begin

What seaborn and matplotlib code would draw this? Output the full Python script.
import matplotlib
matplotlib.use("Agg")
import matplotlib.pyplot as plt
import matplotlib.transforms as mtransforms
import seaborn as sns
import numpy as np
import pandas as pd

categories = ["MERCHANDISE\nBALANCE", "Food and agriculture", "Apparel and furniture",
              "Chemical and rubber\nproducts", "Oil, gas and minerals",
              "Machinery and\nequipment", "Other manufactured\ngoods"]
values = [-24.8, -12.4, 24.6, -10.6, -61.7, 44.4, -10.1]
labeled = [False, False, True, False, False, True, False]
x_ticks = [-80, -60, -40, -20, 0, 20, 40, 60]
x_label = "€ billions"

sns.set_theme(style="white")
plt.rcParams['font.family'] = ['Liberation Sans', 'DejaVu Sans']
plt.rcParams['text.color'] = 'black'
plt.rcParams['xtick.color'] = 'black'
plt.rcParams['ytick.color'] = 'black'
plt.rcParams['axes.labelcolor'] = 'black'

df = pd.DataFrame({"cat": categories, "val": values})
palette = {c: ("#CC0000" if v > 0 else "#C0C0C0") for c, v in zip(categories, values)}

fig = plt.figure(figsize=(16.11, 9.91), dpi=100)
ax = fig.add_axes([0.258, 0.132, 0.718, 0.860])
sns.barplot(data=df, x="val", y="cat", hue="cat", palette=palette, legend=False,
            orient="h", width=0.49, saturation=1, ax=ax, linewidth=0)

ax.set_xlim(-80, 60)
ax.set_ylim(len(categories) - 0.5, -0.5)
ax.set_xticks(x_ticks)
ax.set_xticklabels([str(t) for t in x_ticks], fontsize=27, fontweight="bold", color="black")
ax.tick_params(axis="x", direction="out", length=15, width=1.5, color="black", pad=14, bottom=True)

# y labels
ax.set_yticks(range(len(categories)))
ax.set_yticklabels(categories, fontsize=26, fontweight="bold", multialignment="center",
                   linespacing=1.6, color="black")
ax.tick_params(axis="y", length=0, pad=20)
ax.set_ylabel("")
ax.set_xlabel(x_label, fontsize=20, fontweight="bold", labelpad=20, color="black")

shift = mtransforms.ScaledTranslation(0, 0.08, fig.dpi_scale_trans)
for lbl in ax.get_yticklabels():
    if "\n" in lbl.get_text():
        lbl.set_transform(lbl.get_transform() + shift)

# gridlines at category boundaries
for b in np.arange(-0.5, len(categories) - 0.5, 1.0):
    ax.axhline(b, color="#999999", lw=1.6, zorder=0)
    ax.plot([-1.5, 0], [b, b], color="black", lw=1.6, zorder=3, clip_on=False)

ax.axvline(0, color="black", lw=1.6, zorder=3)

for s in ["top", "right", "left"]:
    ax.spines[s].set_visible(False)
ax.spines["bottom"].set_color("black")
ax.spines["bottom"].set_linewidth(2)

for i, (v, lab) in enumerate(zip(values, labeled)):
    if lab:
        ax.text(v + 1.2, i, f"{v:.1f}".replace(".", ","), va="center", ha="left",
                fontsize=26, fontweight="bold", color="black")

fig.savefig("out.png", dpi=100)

end

#### THE EXERCISE:
Lines from the beginning of the data above through the line containing "lbl.set_transform(lbl.get_transform() + shift)" are to be returned exactly, and no others.

#### TASK RESULT:
What seaborn and matplotlib code would draw this? Output the full Python script.
import matplotlib
matplotlib.use("Agg")
import matplotlib.pyplot as plt
import matplotlib.transforms as mtransforms
import seaborn as sns
import numpy as np
import pandas as pd

categories = ["MERCHANDISE\nBALANCE", "Food and agriculture", "Apparel and furniture",
              "Chemical and rubber\nproducts", "Oil, gas and minerals",
              "Machinery and\nequipment", "Other manufactured\ngoods"]
values = [-24.8, -12.4, 24.6, -10.6, -61.7, 44.4, -10.1]
labeled = [False, False, True, False, False, True, False]
x_ticks = [-80, -60, -40, -20, 0, 20, 40, 60]
x_label = "€ billions"

sns.set_theme(style="white")
plt.rcParams['font.family'] = ['Liberation Sans', 'DejaVu Sans']
plt.rcParams['text.color'] = 'black'
plt.rcParams['xtick.color'] = 'black'
plt.rcParams['ytick.color'] = 'black'
plt.rcParams['axes.labelcolor'] = 'black'

df = pd.DataFrame({"cat": categories, "val": values})
palette = {c: ("#CC0000" if v > 0 else "#C0C0C0") for c, v in zip(categories, values)}

fig = plt.figure(figsize=(16.11, 9.91), dpi=100)
ax = fig.add_axes([0.258, 0.132, 0.718, 0.860])
sns.barplot(data=df, x="val", y="cat", hue="cat", palette=palette, legend=False,
            orient="h", width=0.49, saturation=1, ax=ax, linewidth=0)

ax.set_xlim(-80, 60)
ax.set_ylim(len(categories) - 0.5, -0.5)
ax.set_xticks(x_ticks)
ax.set_xticklabels([str(t) for t in x_ticks], fontsize=27, fontweight="bold", color="black")
ax.tick_params(axis="x", direction="out", length=15, width=1.5, color="black", pad=14, bottom=True)

# y labels
ax.set_yticks(range(len(categories)))
ax.set_yticklabels(categories, fontsize=26, fontweight="bold", multialignment="center",
                   linespacing=1.6, color="black")
ax.tick_params(axis="y", length=0, pad=20)
ax.set_ylabel("")
ax.set_xlabel(x_label, fontsize=20, fontweight="bold", labelpad=20, color="black")

shift = mtransforms.ScaledTranslation(0, 0.08, fig.dpi_scale_trans)
for lbl in ax.get_yticklabels():
    if "\n" in lbl.get_text():
        lbl.set_transform(lbl.get_transform() + shift)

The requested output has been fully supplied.